Assuming the weak Hardy-Littlewood-Goldbach conjecture as stated in this paper,
does the density $d(\delta,\varepsilon)$ of integers $m$ below $n$ such that $$ \left\vert\frac{G(m)}{{\frak{S}}(m)m}-\delta\,\right\vert<\varepsilon $$ equal $d(2-\delta,\varepsilon)$?
Here $G(m)=\underset{m_1+m_2=m \\ \phantom{2.} 2∤m_1m_2 } \sum \Lambda(m_1)\Lambda(m_2)$, ${\frak{S}}(m)=2 \underset{p>2} \prod (1-\frac{1}{(p-1)^2}) \underset{p|m \\ p>2} \prod (1+\frac{1}{p-2}) $ and $\Lambda$ is the von Mangoldt function.
Moreover can one prove that the function $f_{\varepsilon}:\delta\mapsto d(\delta,\varepsilon)$ is strictly increasing on $(0,1)$ as $\varepsilon\to 0$?
Edit december 27th 2021: should $d(\delta,\varepsilon)$ be positive for some $\delta<1$ and all $\varepsilon>0$, would it imply the existence of an exponent $m_{\delta}>0$ (like, say, $m_{\delta}=1-\delta$) such that the exceptional set $E(x)$ in Goldbach's conjecture of even integers not exceeding $x$ which are not expressible as the sum of two primes fulfills $E(x)=\Omega(x^{m_{\delta}})$? By the way, would it be equivalent to the existence of a positive proportion of non trivial zeros of the Riemann zeta function of real part $\frac{\delta}{2}$?
Edit February 25th 2022: the paper Average Goldbach and Quasi-Riemann Hypothesis by Gautami Bhowmik suggests to take $m_{\delta}:=1-\frac{\delta}{2}$, as Hardy and Littlewood proved that under RH, $E(x)\ll_{\varepsilon}x^{\frac{1}{2}+\varepsilon}$. This would be consistent with $S(x)=\frac{x^{2}}{2}+O(x^{\frac{3}{2}})$ under RH where $S(x):=\sum_{n\leq x}G(n)$.

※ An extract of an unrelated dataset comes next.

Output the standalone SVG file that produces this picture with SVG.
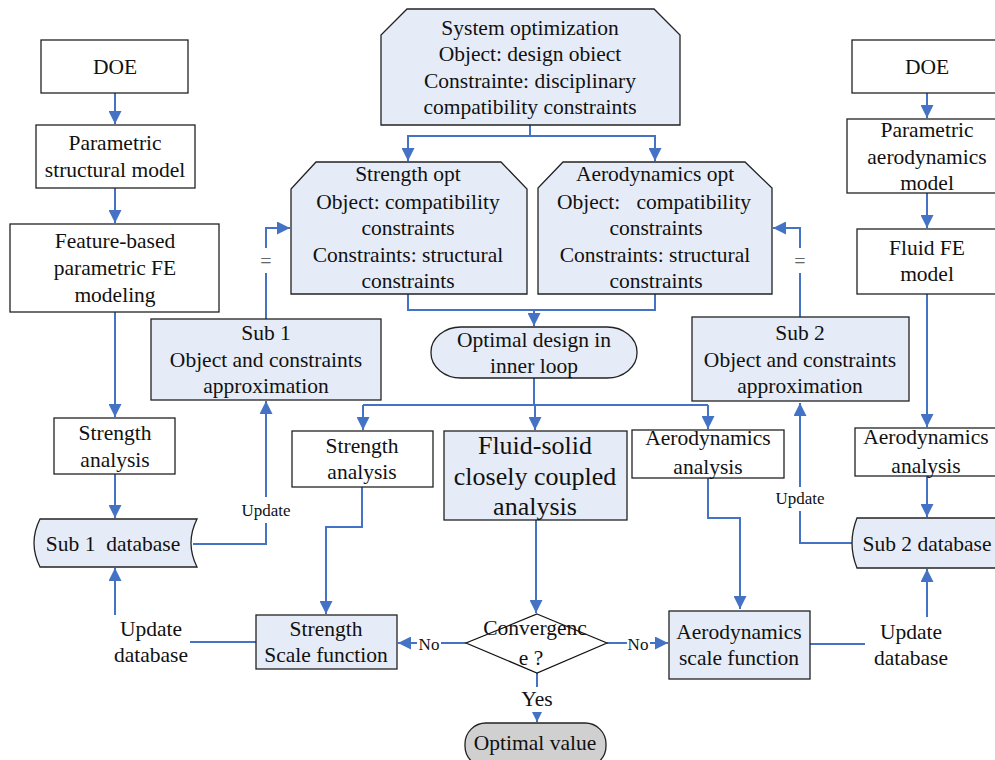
<svg xmlns="http://www.w3.org/2000/svg" width="995" height="760" viewBox="0 0 995 760">
<defs>
<style>
.box{fill:#ffffff;stroke:#222;stroke-width:1.3}
.fill{fill:#e6ecf7;stroke:#222;stroke-width:1.3}
.grey{fill:#d0d0d0;stroke:#222;stroke-width:1.3}
.dia{fill:#ffffff;stroke:#111;stroke-width:1.2}
text{font-family:"Liberation Serif","Times New Roman",serif;font-size:21.5px;fill:#111;text-anchor:middle}
.big{font-size:26px}
.sm{font-size:17px}
.eq{font-size:20px;fill:#666}
.c{fill:none;stroke:#4472c4;stroke-width:2}
</style>
<marker id="ah" viewBox="0 0 10 10" refX="10" refY="5" markerWidth="13" markerHeight="13" markerUnits="userSpaceOnUse" orient="auto">
<path d="M0,0 L10,5 L0,10 Z" fill="#4472c4"/>
</marker>
<marker id="ahs" viewBox="0 0 10 10" refX="10" refY="5" markerWidth="10" markerHeight="10" markerUnits="userSpaceOnUse" orient="auto">
<path d="M0,0 L10,5 L0,10 Z" fill="#4472c4"/>
</marker>
</defs>
<rect width="995" height="760" fill="#ffffff"/>

<g id="connectors">
<!-- left column -->
<path class="c" d="M115,93 V124" marker-end="url(#ah)"/>
<path class="c" d="M115,188 V223" marker-end="url(#ah)"/>
<path class="c" d="M115,312 V417" marker-end="url(#ah)"/>
<path class="c" d="M115,474 V518" marker-end="url(#ah)"/>
<path class="c" d="M115,615 V568" marker-end="url(#ah)"/>
<path class="c" d="M190,642 H256"/>
<path class="c" d="M193,544 H266 V523"/>
<path class="c" d="M266,497 V401" marker-end="url(#ah)"/>
<path class="c" d="M266,319 V273"/>
<path class="c" d="M266,248 V228 H290" marker-end="url(#ah)"/>
<!-- top -->
<path class="c" d="M530,125 V136 H408 V161" marker-end="url(#ah)"/>
<path class="c" d="M530,136 H655 V161" marker-end="url(#ah)"/>
<path class="c" d="M408,294 V310 H655 V294"/>
<path class="c" d="M534,310 V326" marker-end="url(#ah)"/>
<path class="c" d="M534,378 V405"/>
<path class="c" d="M363,405 H708"/>
<path class="c" d="M363,405 V430" marker-end="url(#ah)"/>
<path class="c" d="M535,405 V430" marker-end="url(#ah)"/>
<path class="c" d="M708,405 V429" marker-end="url(#ah)"/>
<path class="c" d="M362,487 V527 H326 V614" marker-end="url(#ah)"/>
<path class="c" d="M536,520 V613" marker-end="url(#ah)"/>
<path class="c" d="M708,478 V518 H740 V609" marker-end="url(#ah)"/>
<path class="c" d="M466,643 H441"/>
<path class="c" d="M417,643 H398" marker-end="url(#ah)"/>
<path class="c" d="M607,643 H627"/>
<path class="c" d="M650,643 H668" marker-end="url(#ah)"/>
<path class="c" d="M537,673 V687"/>
<path class="c" d="M537,712 V722" marker-end="url(#ahs)"/>
<!-- right column -->
<path class="c" d="M927,93 V118" marker-end="url(#ah)"/>
<path class="c" d="M927,193 V228" marker-end="url(#ah)"/>
<path class="c" d="M927,294 V427" marker-end="url(#ah)"/>
<path class="c" d="M927,476 V517" marker-end="url(#ah)"/>
<path class="c" d="M927,617 V569" marker-end="url(#ah)"/>
<path class="c" d="M810,644 H865"/>
<path class="c" d="M852,543 H800 V511"/>
<path class="c" d="M800,487 V403" marker-end="url(#ah)"/>
<path class="c" d="M800,317 V273"/>
<path class="c" d="M800,248 V228 H773" marker-end="url(#ah)"/>
<text class="sm" x="266" y="516">Update</text>
<text class="sm" x="800" y="504">Update</text>
<text class="eq" x="266" y="268">=</text>
<text class="eq" x="800" y="268">=</text>
<text class="sm" x="429" y="650">No</text>
<text class="sm" x="638" y="650">No</text>
<text x="537" y="706">Yes</text>
<text x="151" y="636">Update</text>
<text x="151" y="662">database</text>
<text x="911" y="639">Update</text>
<text x="911" y="665">database</text>
</g>

<g id="doe-left">
<rect class="box" x="41" y="40" width="147" height="53"/>
<text x="115" y="74">DOE</text>
</g>
<g id="param-struct">
<rect class="box" x="36" y="125" width="159" height="63"/>
<text x="115" y="150">Parametric</text>
<text x="115" y="177">structural model</text>
</g>
<g id="feature-fe">
<rect class="box" x="10" y="224" width="209" height="88"/>
<text x="115" y="248">Feature-based</text>
<text x="115" y="275">parametric FE</text>
<text x="115" y="302">modeling</text>
</g>
<g id="strength-analysis-left">
<rect class="box" x="54" y="418" width="121" height="56"/>
<text x="115" y="440">Strength</text>
<text x="115" y="467">analysis</text>
</g>
<g id="sub1-db">
<path class="fill" d="M40,519 H197 Q185,543 197,567 H40 Q28,543 40,519 Z"/>
<text x="113" y="551" xml:space="preserve">Sub 1  database</text>
</g>
<g id="sub1">
<rect class="fill" x="151" y="319" width="230" height="81"/>
<text x="266" y="340">Sub 1</text>
<text x="266" y="367">Object and constraints</text>
<text x="266" y="393">approximation</text>
</g>
<g id="system-opt">
<path class="fill" d="M407,9 H654 L680,35 V125 H381 V35 Z"/>
<text x="530" y="35">System optimization</text>
<text x="530" y="61">Object: design obiect</text>
<text x="530" y="88">Constrainte: disciplinary</text>
<text x="530" y="114">compatibility constraints</text>
</g>
<g id="strength-opt">
<path class="fill" d="M316,162 H501 L527,189 V294 H291 V189 Z"/>
<text x="408" y="181">Strength opt</text>
<text x="408" y="209">Object: compatibility</text>
<text x="408" y="235">constraints</text>
<text x="408" y="262">Constraints: structural</text>
<text x="408" y="288">constraints</text>
</g>
<g id="aero-opt">
<path class="fill" d="M563,162 H745 L772,188 V294 H538 V188 Z"/>
<text x="655" y="181">Aerodynamics opt</text>
<text x="654" y="209" xml:space="preserve">Object:   compatibility</text>
<text x="656" y="235">constraints</text>
<text x="655" y="262">Constraints: structural</text>
<text x="656" y="288">constraints</text>
</g>
<g id="optimal-design">
<rect class="fill" x="431" y="327" width="206" height="51" rx="30" ry="25"/>
<text x="534" y="347">Optimal design in</text>
<text x="534" y="373">inner loop</text>
</g>
<g id="strength-analysis-mid">
<rect class="box" x="292" y="431" width="141" height="56"/>
<text x="362" y="453">Strength</text>
<text x="362" y="479">analysis</text>
</g>
<g id="fluid-solid">
<rect class="fill" x="444" y="431" width="183" height="89"/>
<text class="big" x="535" y="454">Fluid-solid</text>
<text class="big" x="535" y="485">closely coupled</text>
<text class="big" x="535" y="515">analysis</text>
</g>
<g id="aero-analysis-mid">
<rect class="box" x="632" y="430" width="152" height="48"/>
<text x="708" y="445">Aerodynamics</text>
<text x="708" y="474">analysis</text>
</g>
<g id="convergence">
<path class="dia" d="M537,614 L607,643 L537,673 L466,643 Z"/>
<text x="535" y="635">Convergenc</text>
<text x="531" y="665">e ?</text>
</g>
<g id="strength-scale">
<rect class="fill" x="256" y="615" width="141" height="54"/>
<text x="326" y="636">Strength</text>
<text x="326" y="662">Scale function</text>
</g>
<g id="aero-scale">
<rect class="fill" x="669" y="611" width="141" height="68"/>
<text x="739" y="639">Aerodynamics</text>
<text x="739" y="665">scale function</text>
</g>
<g id="optimal-value">
<rect class="grey" x="465" y="723" width="141" height="44" rx="21" ry="21"/>
<text x="535" y="750">Optimal value</text>
</g>
<g id="doe-right">
<rect class="box" x="852" y="40" width="150" height="53"/>
<text x="927" y="74">DOE</text>
</g>
<g id="param-aero">
<rect class="box" x="847" y="119" width="155" height="74"/>
<text x="927" y="137">Parametric</text>
<text x="927" y="164">aerodynamics</text>
<text x="927" y="190">model</text>
</g>
<g id="fluid-fe">
<rect class="box" x="857" y="229" width="145" height="65"/>
<text x="927" y="255">Fluid FE</text>
<text x="927" y="281">model</text>
</g>
<g id="sub2">
<rect class="fill" x="692" y="317" width="217" height="84"/>
<text x="800" y="340">Sub 2</text>
<text x="800" y="367">Object and constraints</text>
<text x="800" y="393">approximation</text>
</g>
<g id="aero-analysis-right">
<rect class="box" x="855" y="428" width="147" height="48"/>
<text x="926" y="444">Aerodynamics</text>
<text x="926" y="473">analysis</text>
</g>
<g id="sub2-db">
<path class="fill" d="M857,518 H1002 V568 H857 Q847,543 857,518 Z"/>
<text x="927" y="551">Sub 2 database</text>
</g>
</svg>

There may be a possibility to draw a parallel to RH that way: a given positive value of $d(\delta,\varepsilon)$ for all $\varepsilon>0$ boils down to the existence of the limit $l(\delta)$ of some sequence. Now consider the operation $\iota$ which permutes the subsequences of terms of odd indices and of even indices of a sequence. This operation preserves the limit, so that we can write $d_{\iota}(\delta,\varepsilon)=d(\delta,\varepsilon)$. Assuming $d_{r_{1}}(\delta,\varepsilon):=d(2-\delta,\varepsilon)$ preserves $d(\delta,\varepsilon)$ for all $(\delta,\varepsilon)$, we would get that $d(\delta,\varepsilon)$ is invariant under the group generated by $\iota$ and $r_{1}$, which is isomorphic to the Klein group. As RH boils down to the symmetry group of $\zeta$ being of order $2$, this would boil down to showing that the induced action of $r_{1}$ on the set of $\delta$ such that $d(\delta,\varepsilon)>0$ for all $\varepsilon>0$ coincides with the action thereon of the identity.
Edit January 4th, 2022: assuming there exists $0<\delta<1$ such that $d(\delta,\varepsilon)=d(2-\delta,\varepsilon)>0$, this would mean that infinitely many even numbers have less Goldbach decompositions than expected and asymptotically as many would have more Goldbach's decompositions than expected. This would mean that the prime numbers are distributed more irregularly than the assumption of RH would allow, giving rise to an error term in the prime number theorem of the form $x^{1/2+\kappa_{\delta}+\epsilon}$ for some $\kappa_{\delta}>0$. Can an expression thereof in terms of $\delta$ be obtained? Can we come up with a rigorous proof that RH implies that $d(\delta,\varepsilon)=0$ for $\delta<1$ as close to $1$ as we want?
If we could attach to some $\delta$ a given L-function $F_{\delta}$ so that its dual is attached to $2-\delta$, the functional equation might provide the desired equality $d(\delta,\varepsilon)=d(2-\delta,\varepsilon)$, and the self duality of zeta may by itself imply that $d(\delta,\varepsilon)=0$ for $\delta<1$ as close to $1$ as we want. One can also proceed the other way around and associate to some L-function $F$ the sequence $(\delta_{k}(F):=1+\frac{1}{\pi}\arg a_{k}(F))_{k>0}$ where $a_{k}(F)$ is the $k$-th coefficient of the Dirichlet series of $F$.